─── RECORDS FOR THE TASK

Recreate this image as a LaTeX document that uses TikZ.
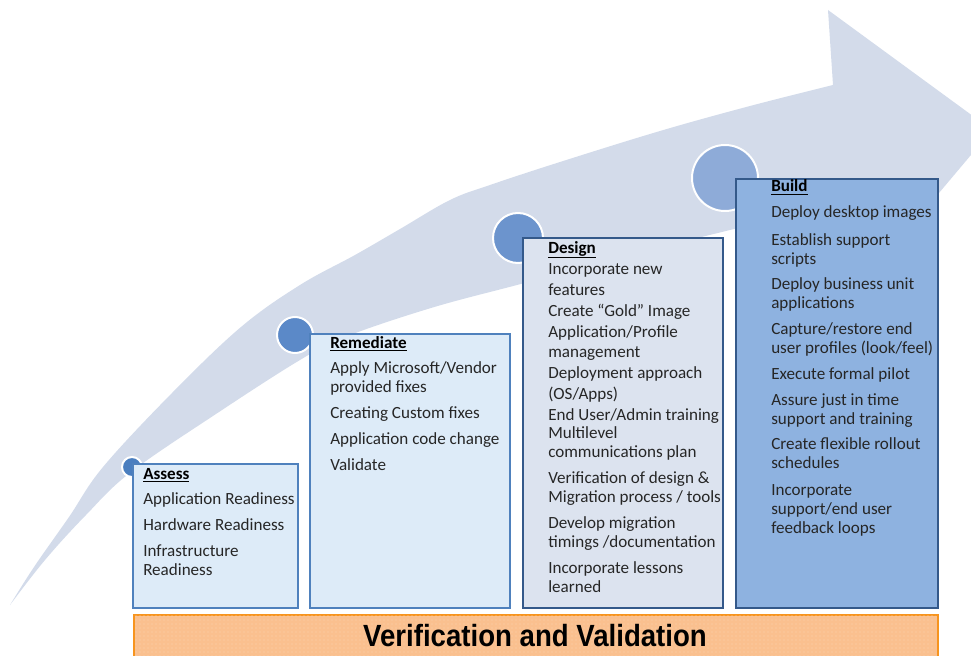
\documentclass[tikz,border=0pt]{standalone}
\usepackage{fontspec}
\setmainfont{Carlito}
\newfontfamily\barfont{Liberation Sans}
\usetikzlibrary{patterns}

\definecolor{arrowfill}{HTML}{D3DBEA}
\definecolor{dotA}{HTML}{4A7EBF}
\definecolor{dotB}{HTML}{5B89C8}
\definecolor{dotC}{HTML}{6C94CD}
\definecolor{dotD}{HTML}{8EABD8}
\definecolor{paleblue}{HTML}{DDEBF8}
\definecolor{paleedge}{HTML}{4F81BD}
\definecolor{greyblue}{HTML}{DCE3EF}
\definecolor{darkedge}{HTML}{34598A}
\definecolor{midblue}{HTML}{8EB2E0}
\definecolor{barfill}{HTML}{FAC08F}
\definecolor{baredge}{HTML}{F7941E}
\definecolor{bardots}{HTML}{FCD3AE}
\definecolor{bodytext}{HTML}{262626}

\tikzset{
  milestone/.style={circle, draw=white, line width=1.5pt, inner sep=0pt},
  phasebox/.style={rectangle, line width=1.6pt, anchor=north west, inner sep=0pt},
  lightbox/.style={phasebox, fill=paleblue, draw=paleedge},
  greybox/.style={phasebox, fill=greyblue, draw=darkedge},
  bluebox/.style={phasebox, fill=midblue, draw=darkedge},
  item/.style={anchor=base west, inner sep=0pt, text=bodytext,
    font=\fontsize{12.8}{14}\selectfont},
  heading/.style={item, text=black},
}

\begin{document}
\begin{tikzpicture}[x=0.75pt, y=-0.75pt]
\useasboundingbox (0,0) rectangle (971,656);
\clip (0,0) rectangle (971,656);

% sweeping arrow in the background
\fill[arrowfill]
  plot[smooth, tension=0.6] coordinates {(10,605) (34,567) (69,517) (103,467)
    (172,393) (241,327) (300,285) (355,255) (400,229) (450,200) (490,185)
    (560,162) (660,131) (750,106) (833,85)}
  -- (828,10) -- (992,130) -- (843,307) -- (838,205)
  -- plot[smooth, tension=0.6] coordinates {(838,205) (730,230) (620,258)
    (517,285) (431,308) (345,337) (300,360) (219,412) (131,472) (86,515)
    (45,560) (10,605)}
  -- cycle;

% milestones along the arrow
\node[milestone, fill=dotA, minimum size=15pt]   (m1) at (132,467) {};
\node[milestone, fill=dotB, minimum size=27pt]   (m2) at (295,335) {};
\node[milestone, fill=dotC, minimum size=37.5pt] (m3) at (518,238) {};
\node[milestone, fill=dotD, minimum size=49.5pt] (m4) at (725,178) {};

% phase boxes
\node[lightbox, minimum width=123.75pt, minimum height=108pt]  (assess)    at (132,463) {};
\node[lightbox, minimum width=150pt,    minimum height=205.5pt] (remediate) at (309,333) {};
\node[greybox,  minimum width=150pt,    minimum height=277.5pt] (design)    at (522,237) {};
\node[bluebox,  minimum width=151.5pt,  minimum height=321.75pt] (build)    at (735,178) {};

% Assess
\node[heading] (as-h) at (143,479) {\underline{\textbf{Assess}}};
\foreach \yy/\txt [count=\i] in {504/{Application Readiness}, 530/{Hardware Readiness},
    556/{Infrastructure}, 575/{Readiness}}
  \node[item] (as-\i) at (143,\yy) {\txt};

% Remediate
\node[heading] (re-h) at (330,348) {\underline{\textbf{Remediate}}};
\foreach \yy/\txt [count=\i] in {373/{Apply Microsoft/Vendor}, 392/{provided fixes},
    418/{Creating Custom fixes}, 444/{Application code change}, 470/{Validate}}
  \node[item] (re-\i) at (330,\yy) {\txt};

% Design
\node[heading] (de-h) at (548,253) {\underline{\textbf{Design}}};
\foreach \yy/\txt [count=\i] in {274/{Incorporate new}, 295/{features},
    316/{Create “Gold” Image}, 337/{Application/Profile}, 357/{management},
    378/{Deployment approach}, 399/{(OS/Apps)}, 420/{End User/Admin training},
    438/{Multilevel}, 457/{communications plan}, 483/{Verification of design \&},
    502/{Migration process / tools}, 528/{Develop migration},
    547/{timings /documentation}, 573/{Incorporate lessons}, 592/{learned}}
  \node[item] (de-\i) at (548,\yy) {\txt};

% Build
\node[heading] (bu-h) at (771,192) {\underline{\textbf{Build}}};
\foreach \yy/\txt [count=\i] in {218/{Deploy desktop images}, 245/{Establish support},
    264/{scripts}, 289/{Deploy business unit}, 308/{applications},
    334/{Capture/restore end}, 353/{user profiles (look/feel)},
    379/{Execute formal pilot}, 405/{Assure just in time}, 424/{support and training},
    449/{Create flexible rollout}, 468/{schedules}, 495/{Incorporate},
    514/{support/end user}, 533/{feedback loops}}
  \node[item] (bu-\i) at (771,\yy) {\txt};

% verification band along the bottom
\node[rectangle, anchor=north west, inner sep=0pt, minimum width=603pt, minimum height=40pt,
  fill=barfill, draw=baredge, line width=1.8pt] (vv) at (133,614) {};
\fill[pattern=dots, pattern color=bardots] (134.5,615.5) rectangle (935.5,670);
\node[inner sep=0pt, font=\barfont\bfseries\fontsize{23}{26}\selectfont] (vv-t) at (535,636)
  {\scalebox{0.9}[1]{Verification and Validation}};
\end{tikzpicture}
\end{document}
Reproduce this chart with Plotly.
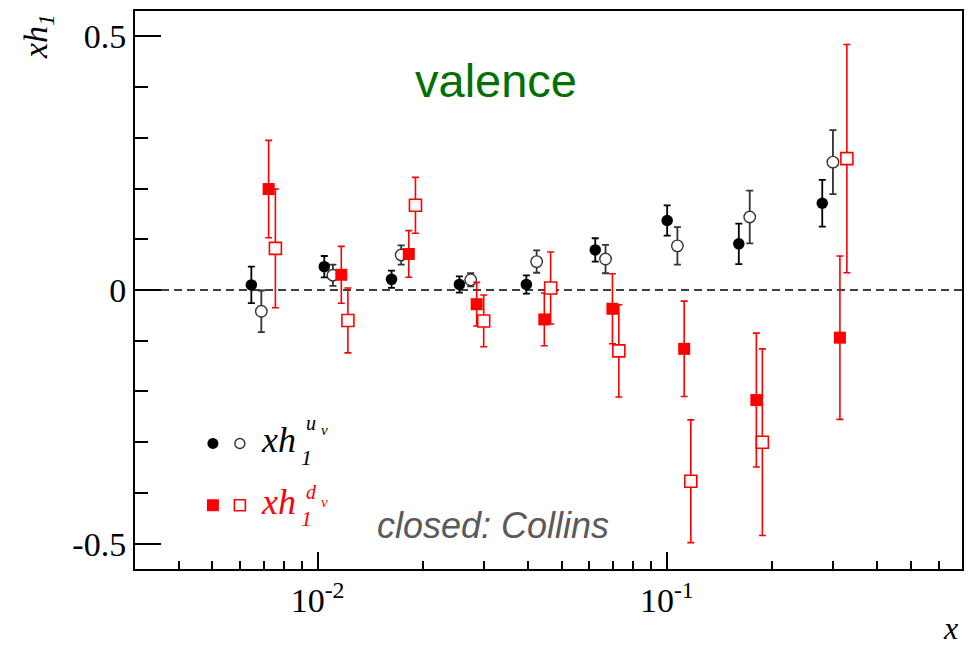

──────

> [WHAT IS REQUIRED]
Retype the records exactly. Any image in them should not appear in what you write.

> [FINAL RESULT]
Recreate this image as a LaTeX document that uses TikZ.
\documentclass[tikz,border=0pt]{standalone}
\usepackage{fontspec}
\setmainfont{Carlito}
\newfontfamily\barfont{Liberation Sans}
\usetikzlibrary{patterns}

\definecolor{arrowfill}{HTML}{D3DBEA}
\definecolor{dotA}{HTML}{4A7EBF}
\definecolor{dotB}{HTML}{5B89C8}
\definecolor{dotC}{HTML}{6C94CD}
\definecolor{dotD}{HTML}{8EABD8}
\definecolor{paleblue}{HTML}{DDEBF8}
\definecolor{paleedge}{HTML}{4F81BD}
\definecolor{greyblue}{HTML}{DCE3EF}
\definecolor{darkedge}{HTML}{34598A}
\definecolor{midblue}{HTML}{8EB2E0}
\definecolor{barfill}{HTML}{FAC08F}
\definecolor{baredge}{HTML}{F7941E}
\definecolor{bardots}{HTML}{FCD3AE}
\definecolor{bodytext}{HTML}{262626}

\tikzset{
  milestone/.style={circle, draw=white, line width=1.5pt, inner sep=0pt},
  phasebox/.style={rectangle, line width=1.6pt, anchor=north west, inner sep=0pt},
  lightbox/.style={phasebox, fill=paleblue, draw=paleedge},
  greybox/.style={phasebox, fill=greyblue, draw=darkedge},
  bluebox/.style={phasebox, fill=midblue, draw=darkedge},
  item/.style={anchor=base west, inner sep=0pt, text=bodytext,
    font=\fontsize{12.8}{14}\selectfont},
  heading/.style={item, text=black},
}

\begin{document}
\begin{tikzpicture}[x=0.75pt, y=-0.75pt]
\useasboundingbox (0,0) rectangle (971,656);
\clip (0,0) rectangle (971,656);

% sweeping arrow in the background
\fill[arrowfill]
  plot[smooth, tension=0.6] coordinates {(10,605) (34,567) (69,517) (103,467)
    (172,393) (241,327) (300,285) (355,255) (400,229) (450,200) (490,185)
    (560,162) (660,131) (750,106) (833,85)}
  -- (828,10) -- (992,130) -- (843,307) -- (838,205)
  -- plot[smooth, tension=0.6] coordinates {(838,205) (730,230) (620,258)
    (517,285) (431,308) (345,337) (300,360) (219,412) (131,472) (86,515)
    (45,560) (10,605)}
  -- cycle;

% milestones along the arrow
\node[milestone, fill=dotA, minimum size=15pt]   (m1) at (132,467) {};
\node[milestone, fill=dotB, minimum size=27pt]   (m2) at (295,335) {};
\node[milestone, fill=dotC, minimum size=37.5pt] (m3) at (518,238) {};
\node[milestone, fill=dotD, minimum size=49.5pt] (m4) at (725,178) {};

% phase boxes
\node[lightbox, minimum width=123.75pt, minimum height=108pt]  (assess)    at (132,463) {};
\node[lightbox, minimum width=150pt,    minimum height=205.5pt] (remediate) at (309,333) {};
\node[greybox,  minimum width=150pt,    minimum height=277.5pt] (design)    at (522,237) {};
\node[bluebox,  minimum width=151.5pt,  minimum height=321.75pt] (build)    at (735,178) {};

% Assess
\node[heading] (as-h) at (143,479) {\underline{\textbf{Assess}}};
\foreach \yy/\txt [count=\i] in {504/{Application Readiness}, 530/{Hardware Readiness},
    556/{Infrastructure}, 575/{Readiness}}
  \node[item] (as-\i) at (143,\yy) {\txt};

% Remediate
\node[heading] (re-h) at (330,348) {\underline{\textbf{Remediate}}};
\foreach \yy/\txt [count=\i] in {373/{Apply Microsoft/Vendor}, 392/{provided fixes},
    418/{Creating Custom fixes}, 444/{Application code change}, 470/{Validate}}
  \node[item] (re-\i) at (330,\yy) {\txt};

% Design
\node[heading] (de-h) at (548,253) {\underline{\textbf{Design}}};
\foreach \yy/\txt [count=\i] in {274/{Incorporate new}, 295/{features},
    316/{Create “Gold” Image}, 337/{Application/Profile}, 357/{management},
    378/{Deployment approach}, 399/{(OS/Apps)}, 420/{End User/Admin training},
    438/{Multilevel}, 457/{communications plan}, 483/{Verification of design \&},
    502/{Migration process / tools}, 528/{Develop migration},
    547/{timings /documentation}, 573/{Incorporate lessons}, 592/{learned}}
  \node[item] (de-\i) at (548,\yy) {\txt};

% Build
\node[heading] (bu-h) at (771,192) {\underline{\textbf{Build}}};
\foreach \yy/\txt [count=\i] in {218/{Deploy desktop images}, 245/{Establish support},
    264/{scripts}, 289/{Deploy business unit}, 308/{applications},
    334/{Capture/restore end}, 353/{user profiles (look/feel)},
    379/{Execute formal pilot}, 405/{Assure just in time}, 424/{support and training},
    449/{Create flexible rollout}, 468/{schedules}, 495/{Incorporate},
    514/{support/end user}, 533/{feedback loops}}
  \node[item] (bu-\i) at (771,\yy) {\txt};

% verification band along the bottom
\node[rectangle, anchor=north west, inner sep=0pt, minimum width=603pt, minimum height=40pt,
  fill=barfill, draw=baredge, line width=1.8pt] (vv) at (133,614) {};
\fill[pattern=dots, pattern color=bardots] (134.5,615.5) rectangle (935.5,670);
\node[inner sep=0pt, font=\barfont\bfseries\fontsize{23}{26}\selectfont] (vv-t) at (535,636)
  {\scalebox{0.9}[1]{Verification and Validation}};
\end{tikzpicture}
\end{document}
Reproduce this chart with Plotly.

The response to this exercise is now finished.